拔了手上的输液管,白笙从病床上下来,趔趄了一下。
阿离站在白笙的身边,小心的喊了一声“外婆”。
白笙挣扎着要往外走,白烟这才想起来,自己还没有打电话告诉阿笙的情况。
小李正从门外回来,一见白笙失魂落魄,想问问情况。
白笙猛地抓起他的胳膊,“他在哪儿呀?你告诉我他在哪儿?”
看着始终没有人接手机号码,终于意识到问题的严重。
“快说阿浩怎么样了?”
小李被问的一愣一愣的,自己都没有办法回答。
看着小李的模样,白笙的心越发的乱了,“不行,我要去找他。”
张惠看门口的动静,一眼就看到里面混乱的场面,阿离依偎在白烟的身旁,心里隐隐的发觉有什么事发生了。
从来没有见过白笙这样歇斯底里崩溃的样子。
“阿笙”
张惠的声音让白笙暂时安静下来,那到苍白的小脸上斑白点点的泪痕在阳光的照耀下晶莹剔透,泛着光泽。
“妈,阿浩怎么样了?”
白笙嘴皮一直哆嗦,问出这几个字,仿佛用尽了力气。
那双眼睛像是历经世事一样沧桑,她在还不到30岁呢,那种感觉让张惠觉得就像是天塌了一样,那是信念崩塌的感觉。
张惠第一眼就是这种感觉,那眼神充满着绝望。
“阿笙,没事,阿浩在手术室里呢!”
张惠把她紧紧搂在怀里,白笙的头靠在她的肩膀上,湿润的液体浸湿了衣衫。
手术室已经两个小时了,白笙一动不动的坐在椅上,麻木的什么都不想去想。
如果不是胸口有起伏,都没有呼吸一样,阿离的小手揪在一起,突然离开位置。
“咚咚咚咚”的离开手术间。
“阿笙,先回去休息吧,你身体也不好啊!阿浩醒来,我第一时间通知你。”
白笙摇了摇头,所有人都盼着手术室灯熄灭,能得到一个好的结果。
“阿生”
突然一直清脆的声音传来,一阵温暖的感觉从脚上传来,阿离露出两个小虎牙,“阿笙,穿上鞋子就不冷了。”

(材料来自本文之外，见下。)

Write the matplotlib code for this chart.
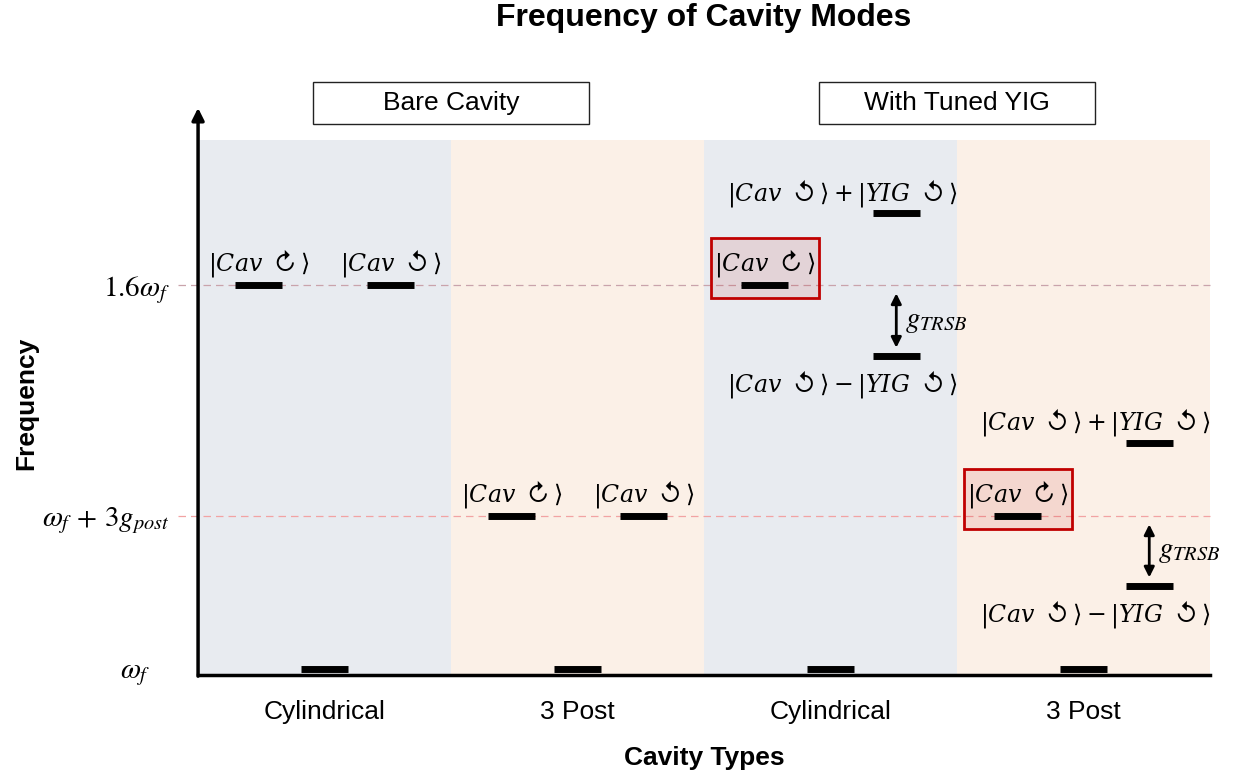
import numpy as np
import matplotlib
matplotlib.use('Agg')
import matplotlib.pyplot as plt
from matplotlib.patches import Rectangle
from matplotlib.transforms import ScaledTranslation

plt.rcParams['font.family'] = ['Liberation Sans', 'DejaVu Sans']
plt.rcParams['mathtext.fontset'] = 'stix'
# state labels use a custom math set: serif letters, Inter (\mathsf) for the circle arrows
plt.rcParams['mathtext.rm'] = 'DejaVu Serif'
plt.rcParams['mathtext.it'] = 'DejaVu Serif:italic'
plt.rcParams['mathtext.bf'] = 'DejaVu Serif:bold'
plt.rcParams['mathtext.sf'] = 'Inter'
plt.rcParams['mathtext.fallback'] = 'stix'

# data
categories = ['Cylindrical', '3 Post', 'Cylindrical', '3 Post']
groups = ['Bare Cavity', 'With Tuned YIG']
base_freq = [1.0, 1.0, 1.0, 1.0]          # omega_f
cav_freq = [1.6, 1.239, 1.6, 1.239]       # |Cav cw>, |Cav ccw>
yig_upper = [None, None, 1.712, 1.353]    # |Cav> + |YIG>
yig_lower = [None, None, 1.489, 1.130]    # |Cav> - |YIG>
ytick_vals = [1.0, 1.239, 1.6]
ytick_labels = [r'$\omega_f$', r'$\omega_f\,+\,3g_{post}$', r'$1.6\omega_f$']

cw = r'\mathsf{\circlearrowright}'
ccw = r'\mathsf{\circlearrowleft}'
cw_label = r'$|Cav\ ' + cw + r'\rangle$'
ccw_label = r'$|Cav\ ' + ccw + r'\rangle$'
plus_label = r'$|Cav\ ' + ccw + r'\rangle + |YIG\ ' + ccw + r'\rangle$'
minus_label = r'$|Cav\ ' + ccw + r'\rangle - |YIG\ ' + ccw + r'\rangle$'
g_label = r'$g_{TRSB}$'

fig = plt.figure(figsize=(12.41, 7.73), dpi=100)
ax = fig.add_axes([0.1596, 0.1274, 0.8154, 0.6915])

x = np.arange(len(categories))
bg = ['#e8ebf0', '#fbf0e7']
for i in x:
    ax.axvspan(i - 0.5, i + 0.5, color=bg[i % 2], zorder=0, lw=0)

# reference dashed lines
ax.axhline(ytick_vals[2], xmin=-0.02, xmax=1, ls=(0, (6, 4)), lw=0.9,
           color='#c9a3ab', clip_on=False, zorder=1)
ax.axhline(ytick_vals[1], xmin=-0.02, xmax=1, ls=(0, (6, 4)), lw=0.9,
           color='#f2a3a3', clip_on=False, zorder=1)

hw = 0.093
off = 0.26
fs = 19
sfs = 17
st = dict(fontsize=sfs, math_fontfamily='custom', ha='center', va='center', zorder=4)

# fundamental mode
ax.hlines(base_freq, x - hw, x + hw, color='black', lw=5, zorder=3)

for i in x:
    lvl = cav_freq[i]
    # clockwise cavity mode
    ax.hlines(lvl, i - off - hw, i - off + hw, color='black', lw=5, zorder=3)
    ax.annotate(cw_label, (i - off, lvl), xytext=(0, 16), textcoords='offset points', **st)
    if yig_upper[i] is None:
        ax.hlines(lvl, i + off - hw, i + off + hw, color='black', lw=5, zorder=3)
        ax.annotate(ccw_label, (i + off, lvl), xytext=(0, 16), textcoords='offset points', **st)
    else:
        # highlighted unchanged mode
        ax.add_patch(Rectangle((i - off - 0.213, lvl - 0.02), 0.426, 0.093,
                               fc=(0.75, 0, 0, 0.1), ec='#c00000', lw=2, zorder=2))
        up, lo = yig_upper[i], yig_lower[i]
        ax.hlines([up, lo], i + off - hw, i + off + hw, color='black', lw=5, zorder=3)
        ax.annotate(plus_label, (i + 0.046, up), xytext=(0, 15), textcoords='offset points', **st)
        ax.annotate(minus_label, (i + 0.046, lo), xytext=(0, -20), textcoords='offset points', **st)
        ax.annotate('', xy=(i + off, lvl - 0.013), xytext=(i + off, lo + 0.013),
                    arrowprops=dict(arrowstyle='<|-|>', lw=2, color='black',
                                    mutation_scale=15, shrinkA=0, shrinkB=0), zorder=4)
        ax.text(i + off + 0.035, (lvl + lo) / 2, g_label, ha='left', va='center',
                fontsize=21, zorder=4)

# group headers
for k, name in enumerate(groups):
    c = 2 * k + 0.5
    ax.add_patch(Rectangle((c - 0.547, 1.851), 1.094, 0.066, fc='white', ec='#222222',
                           lw=1, clip_on=False))
    ax.text(c, 1.884, name, ha='center', va='center', fontsize=fs)

ax.set_xlim(-0.5, 3.5)
ax.set_ylim(0.9914, 1.8266)

ax.set_xticks(x, categories)
ax.set_yticks(ytick_vals, ytick_labels)
ax.tick_params(axis='x', length=0, pad=18, labelsize=fs)
ax.tick_params(axis='y', length=0, pad=20, labelsize=21)
lab = ax.get_yticklabels()[0]
lab.set_transform(lab.get_transform() + ScaledTranslation(-0.2, 0, fig.dpi_scale_trans))

for s in ['top', 'right', 'left']:
    ax.spines[s].set_visible(False)
ax.spines['bottom'].set_linewidth(2.5)
ax.annotate('', xy=(0, 1.06), xytext=(0, -0.003), xycoords='axes fraction',
            arrowprops=dict(arrowstyle='-|>', lw=2.5, color='black',
                            mutation_scale=18, shrinkA=0, shrinkB=0))

ax.set_xlabel('Cavity Types', fontsize=fs, fontweight='bold', labelpad=16)
ax.set_ylabel('Frequency', fontsize=fs, fontweight='bold')
ax.yaxis.set_label_coords(-0.158, 0.507)
fig.suptitle('Frequency of Cavity Modes', x=0.567, y=0.977, va='center',
             fontsize=23, fontweight='bold')

fig.savefig('out.png', dpi=100)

在这一刻,本身压抑的痛苦再也掩饰不足,如果一开始怒吼和难受,那么这一刻就是无尽的庆幸和思念。
“爸爸一定会醒过来的啊!”
阿离小心脏也一通一通的,眼角湿润起来,豆大的泪珠滑落下来。
阿离的话碰到了白笙内心柔软的地方,白笙把阿离抱在怀里,脸紧紧的贴着阿离嫩嫩的脸蛋儿,感受着彼此的温度。
心里不断的祈祷着,“阿浩啊,你一定要好好的从手术室出来,我在这里等着你!”